Verizon’s New Public Cloud Takes Aim at Amazon, Rackspace

By Jeffrey Burt  |  Posted 2013-10-04 Print this article Print

Verizon officials hope to use a combination of greater flexibility, better performance and better price models to differentiate their platform from other cloud offerings.

Greg Miller, an analyst with Canaccord Genuity, believes Verizon is positioning itself to become a “formidable competitor” in the public IaaS space and “that a successful launch of Verizon Cloud will help drive the recovery of enterprise revenue growth in 2014 and possibly pressure competitors in the space.”

“Through in-sourcing a key software component and utilizing less expensive hardware, the company expects to lower costs and become more price-competitive in the public cloud market, a key issue in our view, especially with small and midsize customers,” Miller wrote in an Oct. 4 research note. “With more competitive pricing, we believe Verizon will likely garner more wallet share.”

Verizon’s current cloud reportedly includes hardware from Cisco Systems through its Unified Computing Systems, server blades from Hewlett-Packard and virtualization technology from VMware. However, details about the hardware infrastructure for the Verizon Cloud offering were scarce.

Verizon Cloud comprises two components: Verizon Cloud Compute—the IaaS platform—and Verizon Cloud Storage, an object-based storage service. Verizon Cloud Compute is all about speed and performance, with the ability to create virtual machines in a matter of seconds, and users building what they need and paying for what they use. Customers can set performance levels for virtual machines and networks, configure storage performance and attach storage to multiple virtual machines, a level of control that other cloud services don’t offer, officials said.

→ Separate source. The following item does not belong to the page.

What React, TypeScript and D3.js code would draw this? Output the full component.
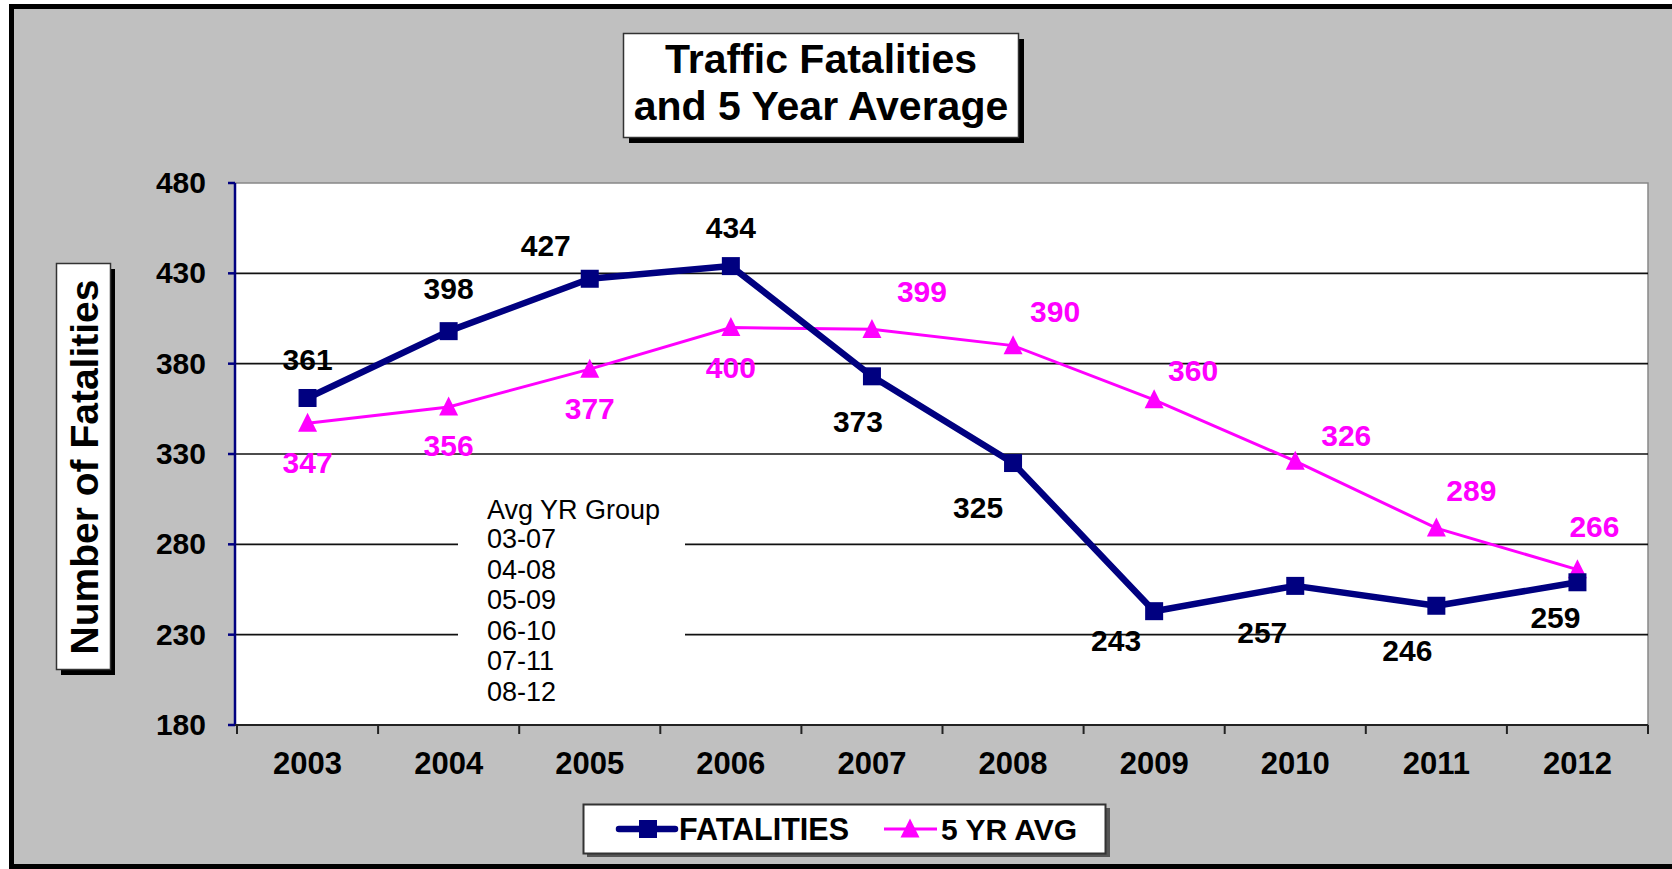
import React from 'react';
import { scaleBand, scaleLinear, line } from 'd3';

const years = ['2003', '2004', '2005', '2006', '2007', '2008', '2009', '2010', '2011', '2012'];
const fatalities = [361, 398, 427, 434, 373, 325, 243, 257, 246, 259];
const fiveYrAvg = [347, 356, 377, 400, 399, 390, 360, 326, 289, 266];
const yTicks = [180, 230, 280, 330, 380, 430, 480];
const avgGroups = ['03-07', '04-08', '05-09', '06-10', '07-11', '08-12'];

// hand placed label offsets (dx, dy to baseline), like the original chart
const fatalLabelPos = [[0, -28], [0, -32], [-44, -23], [0, -28], [-14, 56], [-35, 55], [-38, 40], [-33, 57], [-29, 55], [-22, 46]];
const avgLabelPos = [[0, 50], [0, 49], [0, 50], [0, 50], [50, -27], [42, -24], [39, -19], [51, -15], [35, -27], [17, -33]];

const FONT = '"Liberation Sans", Arial, sans-serif';
const NAVY = '#000080';
const PINK = '#ff00ff';

const plot = { left: 235, right: 1648, top: 183, bottom: 725 };

const App = () => {
    const xScale = scaleBand().domain(years).range([plot.left + 2, plot.right]);
    const yScale = scaleLinear().domain([180, 480]).range([plot.bottom, plot.top]);
    const cx = (yr: string) => (xScale(yr) as number) + xScale.bandwidth() / 2;

    const pathOf = (vals: number[]) =>
        line<number>()
            .x((d, i) => cx(years[i]))
            .y((d) => yScale(d))(vals) as string;

    const tri = (x: number, y: number, s: number) =>
        `M ${x} ${y - s * 0.55} L ${x + s / 2} ${y + s * 0.45} L ${x - s / 2} ${y + s * 0.45} Z`;

    const boundaries = years.map((yr) => xScale(yr) as number).concat([plot.right]);

    return (
        <div style={{ position: 'absolute', left: 0, top: 0 }}>
            <svg width={1672} height={869} style={{ display: 'block' }} fontFamily={FONT}>
                <rect x={0} y={0} width={1672} height={869} fill="#ffffff" />
                <rect x={11.5} y={6.5} width={1700} height={860} fill="#c0c0c0" stroke="#000" strokeWidth={5} />

                {/* title */}
                <rect x={629} y={39} width={395} height={104} fill="#000" />
                <rect x={623.5} y={33.5} width={395} height={104} fill="#fff" stroke="#333" strokeWidth={1.5} />
                <text x={821} y={73} textAnchor="middle" fontSize={41} fontWeight="bold">Traffic Fatalities</text>
                <text x={821} y={120} textAnchor="middle" fontSize={41} fontWeight="bold">and 5 Year Average</text>

                {/* y axis title */}
                <rect x={61} y={269} width={54} height={406} fill="#000" />
                <rect x={56.5} y={263.5} width={54} height={406} fill="#fff" stroke="#333" strokeWidth={1.5} />
                <text transform="translate(98,467) rotate(-90)" textAnchor="middle" fontSize={39} fontWeight="bold">Number of Fatalities</text>

                {/* plot area */}
                <rect x={plot.left} y={plot.top} width={plot.right - plot.left} height={plot.bottom - plot.top} fill="#fff" stroke="#888" strokeWidth={1.5} />
                {yTicks.slice(1, -1).map((t) => (
                    <line key={t} x1={plot.left} x2={plot.right} y1={yScale(t)} y2={yScale(t)} stroke="#111" strokeWidth={1.6} />
                ))}

                {/* avg year group note */}
                <rect x={458} y={492} width={227} height={220} fill="#fff" />
                <text x={487} y={519} fontSize={27}>Avg YR Group</text>
                {avgGroups.map((g, i) => (
                    <text key={g} x={487} y={548 + i * 30.6} fontSize={27}>{g}</text>
                ))}

                {/* axes */}
                <line x1={plot.left} x2={plot.left} y1={plot.top} y2={plot.bottom} stroke={NAVY} strokeWidth={2.5} />
                {yTicks.map((t) => (
                    <g key={t}>
                        <line x1={plot.left - 7} x2={plot.left} y1={yScale(t)} y2={yScale(t)} stroke={NAVY} strokeWidth={2.5} />
                        <text x={206} y={yScale(t) + 10} textAnchor="end" fontSize={30} fontWeight="bold">{t}</text>
                    </g>
                ))}
                <line x1={plot.left} x2={plot.right} y1={plot.bottom} y2={plot.bottom} stroke="#222" strokeWidth={2} />
                {boundaries.map((b, i) => (
                    <line key={i} x1={b} x2={b} y1={plot.bottom} y2={plot.bottom + 9} stroke="#222" strokeWidth={2} />
                ))}
                {years.map((yr) => (
                    <text key={yr} x={cx(yr)} y={774} textAnchor="middle" fontSize={31} fontWeight="bold">{yr}</text>
                ))}

                {/* series */}
                <path d={pathOf(fiveYrAvg)} fill="none" stroke={PINK} strokeWidth={3} />
                {fiveYrAvg.map((v, i) => (
                    <path key={i} d={tri(cx(years[i]), yScale(v), 19)} fill={PINK} />
                ))}
                <path d={pathOf(fatalities)} fill="none" stroke={NAVY} strokeWidth={6.5} strokeLinejoin="round" />
                {fatalities.map((v, i) => (
                    <rect key={i} x={cx(years[i]) - 9} y={yScale(v) - 9} width={18} height={18} fill={NAVY} />
                ))}

                {/* data labels */}
                {fatalities.map((v, i) => (
                    <text key={i} x={cx(years[i]) + fatalLabelPos[i][0]} y={yScale(v) + fatalLabelPos[i][1]}
                        textAnchor="middle" fontSize={30} fontWeight="bold" fill="#000">{v}</text>
                ))}
                {fiveYrAvg.map((v, i) => (
                    <text key={i} x={cx(years[i]) + avgLabelPos[i][0]} y={yScale(v) + avgLabelPos[i][1]}
                        textAnchor="middle" fontSize={30} fontWeight="bold" fill={PINK}>{v}</text>
                ))}

                {/* legend */}
                <rect x={587} y={808} width={523} height={49} fill="#555" />
                <rect x={583.5} y={804.5} width={522} height={49} fill="#fff" stroke="#333" strokeWidth={2} />
                <line x1={619} x2={675} y1={829} y2={829} stroke={NAVY} strokeWidth={6.5} strokeLinecap="round" />
                <rect x={639} y={820} width={18} height={18} fill={NAVY} />
                <text x={679} y={840} fontSize={30.5} fontWeight="bold">FATALITIES</text>
                <line x1={884} x2={937} y1={829} y2={829} stroke={PINK} strokeWidth={3} />
                <path d={tri(910, 829, 19)} fill={PINK} />
                <text x={941} y={840} fontSize={30} fontWeight="bold">5 YR AVG</text>
            </svg>
        </div>
    );
};

export default App;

The IaaS platform can handle not only enterprise demands, but also those from midsize and smaller companies, or even individual IT departments and software developers.

Verizon Cloud Storage is a multitenant platform that enables storage accessibility from anywhere on the Web, and reduces latency issues that Verizon officials said hampered traditional storage solutions.

Canaccord Genuity analyst Miller said the flexibility inherent in the Verizon Cloud will be an advantage for the company.

“As the new Verizon Cloud service would allow convenient online provisioning and deployment of virtual machines, network and storage configurations … the new, more flexible offerings will attract more small and midsized enterprises, further expanding its potential addressable market in the rapidly growing public cloud sector,” he wrote.